Labour’s ‘opposition’ amounts to a call not to cut asylum seekers benefits, but to expel them from Britain more speedily. Straw estimates that £160m could be saved by expelling them in three months. He thinks things are fine: ‘Our system of immigration control has generally been fairer, less arbitrary and capricious’ than in Europe.

Parliamentary opposition, in so far as it exists, is led by the Liberal Democrats, who put down most amendments. Of the two put by Labour, the first calls for a register of immigration advisers and makes it an offence for an unregistered person to advise immigrants or represent them. What that would do to campaigning organisations is hard to imagine. The other was to tighten up procedures for getting copies of birth certificates to make immigration fraud harder.

Who on earth would know that this was what was happening in Parliament? The left colludes in covering it up.
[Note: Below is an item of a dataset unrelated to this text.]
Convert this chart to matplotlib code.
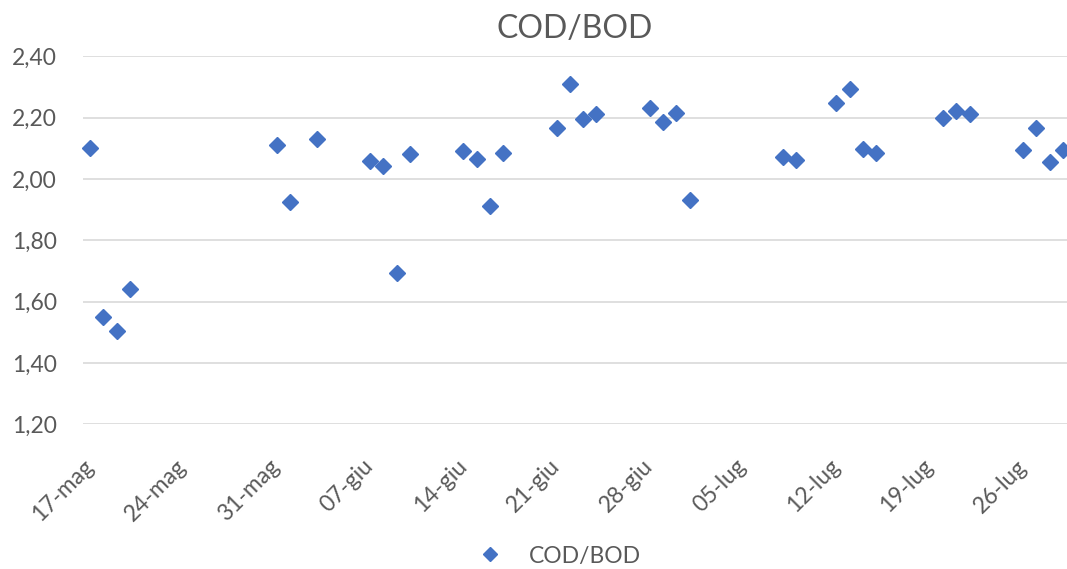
import matplotlib
matplotlib.use("Agg")
import matplotlib.pyplot as plt
import matplotlib.dates as mdates
import pandas as pd

# sample dates and COD/BOD ratio
dates = ["2021-05-17", "2021-05-18", "2021-05-19", "2021-05-20",
         "2021-05-31", "2021-06-01", "2021-06-03",
         "2021-06-07", "2021-06-08", "2021-06-09", "2021-06-10",
         "2021-06-14", "2021-06-15", "2021-06-16", "2021-06-17",
         "2021-06-21", "2021-06-22", "2021-06-23", "2021-06-24",
         "2021-06-28", "2021-06-29", "2021-06-30", "2021-07-01",
         "2021-07-08", "2021-07-09",
         "2021-07-12", "2021-07-13", "2021-07-14", "2021-07-15",
         "2021-07-20", "2021-07-21", "2021-07-22",
         "2021-07-26", "2021-07-27", "2021-07-28", "2021-07-29"]
cod_bod = [2.10, 1.55, 1.505, 1.64,
           2.11, 1.926, 2.13,
           2.06, 2.043, 1.692, 2.081,
           2.092, 2.064, 1.912, 2.086,
           2.166, 2.309, 2.195, 2.211,
           2.232, 2.187, 2.214, 1.931,
           2.071, 2.061,
           2.247, 2.292, 2.098, 2.085,
           2.200, 2.223, 2.212,
           2.093, 2.166, 2.057, 2.093]

tick_dates = ["2021-05-17", "2021-05-24", "2021-05-31", "2021-06-07",
              "2021-06-14", "2021-06-21", "2021-06-28", "2021-07-05",
              "2021-07-12", "2021-07-19", "2021-07-26"]
tick_labels = ["17-mag", "24-mag", "31-mag", "07-giu", "14-giu", "21-giu",
               "28-giu", "05-lug", "12-lug", "19-lug", "26-lug"]
y_ticks = [1.20, 1.40, 1.60, 1.80, 2.00, 2.20, 2.40]
y_labels = ["1,20", "1,40", "1,60", "1,80", "2,00", "2,20", "2,40"]

plt.rcParams['font.family'] = ['Lato', 'DejaVu Sans']
gray = "#595959"
blue = "#4472C4"

fig = plt.figure(figsize=(10.67, 5.69), dpi=100)
ax = fig.add_axes([0.0781, 0.2545, 1 - 0.0781, 0.6464])

x = pd.to_datetime(dates)
ax.plot(x, cod_bod, linestyle="none", marker="D", markersize=8.6,
        color=blue, label="COD/BOD", clip_on=False)

start = pd.Timestamp("2021-05-17")
ax.set_xlim(start - pd.Timedelta(hours=12), start + pd.Timedelta(days=73.3))
ax.set_ylim(1.20, 2.40)

ax.set_yticks(y_ticks)
ax.set_yticklabels(y_labels, fontsize=16.5, color=gray)
ax.set_xticks(pd.to_datetime(tick_dates))
ax.set_xticklabels(tick_labels, fontsize=16.5, color=gray, rotation=45,
                   ha="right", va="center", rotation_mode="anchor")
ax.tick_params(axis="x", length=0, pad=28)
ax.tick_params(axis="y", length=0, pad=19)

ax.grid(axis="y", color="#D9D9D9", linewidth=1.2)
ax.set_axisbelow(True)
for s in ax.spines.values():
    s.set_visible(False)

fig.text(575 / 1067, 1 - 38 / 569, "COD/BOD", fontsize=23, color=gray,
         ha="center", va="baseline")

fig.legend(loc="center", bbox_to_anchor=(560 / 1067, 1 - 556 / 569),
           frameon=False, fontsize=16.5, labelcolor=gray, handlelength=1.0,
           handletextpad=1.2, markerscale=0.8)

fig.savefig("out.png", dpi=100)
Every public meeting or demonstration has Dianne Abbot or some other Labour MP prancing about on the platform but never mentioning their own racist party. It is high time to say to these people — forget your little set speeches in Parliament, put your own party in order, let’s see you give Jack Straw a good duffing up and then, only then, dare to come to meetings against this Act.

In the meantime let the people who want to fight this law and fight racism get on with it. Opposition will demand not just marching or picketing but practical action. The recent squatting of building in Hackney by ARCH for asylum seekers was an example. The political fight too must be stepped up. They are wrecking people’s lives — let’s begin to wreck theirs a little.

Above all, let’s get the truth out about Labour’s actual position on these measures. Because Labour will probably be in government soon. Straw will be Home Secretary. Straw who hates the ‘squeegee merchants’. Straw who thinks that there are too many working class people on juries. Straw who wants ‘firm’ immigration controls. Why not make his life hot in his constituency? Let’s go and stand outside his surgeries and say, if British immigration policy is so fair, what killed Joy Gardner?